Por Rafael Morais
20 de fevereiro de 2017
Dono de uma montagem que dialoga com a proposta do
filme, "Manchester à Beira-Mar" representa um complexo estudo de seus
personagens, todos mergulhados em seus próprios conflitos e como cada um lida
com eles. Assim, o roteiro aborda a fragilidade do protagonista Lee Chandler
(Casey Affleck), com tamanha humanidade, diante da perda, quase como algo
inerente à vida daquele sujeito tão amargo.
Aliás, a composição de Lee pelo ator carrega nas
expressões corporais, nos ombros arqueados, no modo calmo de falar, e ao mesmo
tempo explosivo em suas atitudes, deixando uma controvérsia na cabeça do
espectador: afinal qual o problema desse cara? Mistério esse que só será exposto
lá pelo final do segundo ato, justamente através da montagem não linear, que
vez ou outra interrompe o fluxo da história para nos apresentar um vislumbre do
sombrio passado do solitário Lee, do qual Randi Chandler (Michele Williams),
sua ex-esposa, também faz parte. Neste quesito, a direção de arte adiciona
camadas através da ambientação dos cenários, da utilização de figurinos
alternados, sobretudo na escolha da paleta de cores, bem como nos momentos de
rara leveza capazes de diferenciar o passado do presente, tudo com bastante
sutileza.
A sinopse dá conta de um homem pacato, zelador de
condomínio, que se vê obrigado a retornar à sua cidade natal após o falecimento
de seu irmão mais velho, que por sua vez deixara um filho adolescente, Patrick (Lucas Hedges). E é nesta relação de tio e sobrinho que o diretor Kenneth Lonergan
ancora o seu filme. Diversas metáforas surgem em cena para mostrar como Patrick
enxerga o mundo diante de situações extremas, revelando uma maturidade precoce,
ao passo que Lee não consegue reagir diante da apatia que lhe abate.

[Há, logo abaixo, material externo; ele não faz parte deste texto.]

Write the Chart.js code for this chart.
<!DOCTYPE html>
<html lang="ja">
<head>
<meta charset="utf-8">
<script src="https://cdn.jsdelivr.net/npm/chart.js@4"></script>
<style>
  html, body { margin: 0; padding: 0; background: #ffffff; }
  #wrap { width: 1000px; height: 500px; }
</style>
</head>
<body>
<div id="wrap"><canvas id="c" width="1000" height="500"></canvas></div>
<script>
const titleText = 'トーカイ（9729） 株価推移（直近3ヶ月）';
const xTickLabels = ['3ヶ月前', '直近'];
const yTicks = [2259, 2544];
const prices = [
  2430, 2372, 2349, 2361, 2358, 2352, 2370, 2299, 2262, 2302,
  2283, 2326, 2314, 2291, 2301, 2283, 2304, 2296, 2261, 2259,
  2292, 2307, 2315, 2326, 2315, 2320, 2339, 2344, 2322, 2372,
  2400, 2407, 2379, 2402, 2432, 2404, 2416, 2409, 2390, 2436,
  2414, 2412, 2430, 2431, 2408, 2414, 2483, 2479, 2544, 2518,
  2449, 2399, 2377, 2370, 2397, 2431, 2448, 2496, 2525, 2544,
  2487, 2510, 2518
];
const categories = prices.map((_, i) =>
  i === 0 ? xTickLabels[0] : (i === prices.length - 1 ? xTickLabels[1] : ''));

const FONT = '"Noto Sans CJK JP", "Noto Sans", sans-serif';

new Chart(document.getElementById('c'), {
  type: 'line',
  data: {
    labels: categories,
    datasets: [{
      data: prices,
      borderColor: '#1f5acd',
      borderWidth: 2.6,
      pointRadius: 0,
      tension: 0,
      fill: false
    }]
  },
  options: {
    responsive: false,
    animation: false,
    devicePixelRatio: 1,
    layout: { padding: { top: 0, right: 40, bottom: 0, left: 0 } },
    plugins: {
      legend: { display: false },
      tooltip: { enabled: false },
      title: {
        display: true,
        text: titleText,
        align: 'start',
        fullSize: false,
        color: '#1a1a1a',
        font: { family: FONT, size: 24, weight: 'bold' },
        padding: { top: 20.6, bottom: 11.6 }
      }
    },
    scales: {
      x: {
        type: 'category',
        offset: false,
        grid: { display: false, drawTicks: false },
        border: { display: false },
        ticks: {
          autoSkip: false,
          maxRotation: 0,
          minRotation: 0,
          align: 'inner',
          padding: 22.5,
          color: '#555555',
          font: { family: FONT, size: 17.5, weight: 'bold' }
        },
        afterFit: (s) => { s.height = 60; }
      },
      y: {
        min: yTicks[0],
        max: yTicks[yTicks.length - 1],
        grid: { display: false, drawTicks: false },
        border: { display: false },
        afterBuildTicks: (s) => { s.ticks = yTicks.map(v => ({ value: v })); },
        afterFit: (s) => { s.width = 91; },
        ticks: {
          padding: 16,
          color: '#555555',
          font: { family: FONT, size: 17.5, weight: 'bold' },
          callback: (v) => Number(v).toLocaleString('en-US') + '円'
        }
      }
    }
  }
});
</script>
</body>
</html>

Depressivo, e com os seus motivos, Lee se vê preso ao passado sem conseguir
sair dele, num looping eterno de angústia. Tocante em sequências cruciais, o
longa não cansa de mostrar um protagonista que não se permite conhecer o novo,
que tem o “não” como mantra, sendo a negativa uma resposta certa para aqueles
que tentam lhe tirar do marasmo.
Frio, denso e até certo ponto perturbador, esse “Manchester
à Beira-Mar” triunfa na humanidade de seus personagens, desconstruindo os
clichês do drama, da superação forçada, deixando a catarse para ocasiões
minimalistas/ introspectivas.
*avaliação:
3,5 pipocas + 5 rapaduras = nota 8,5.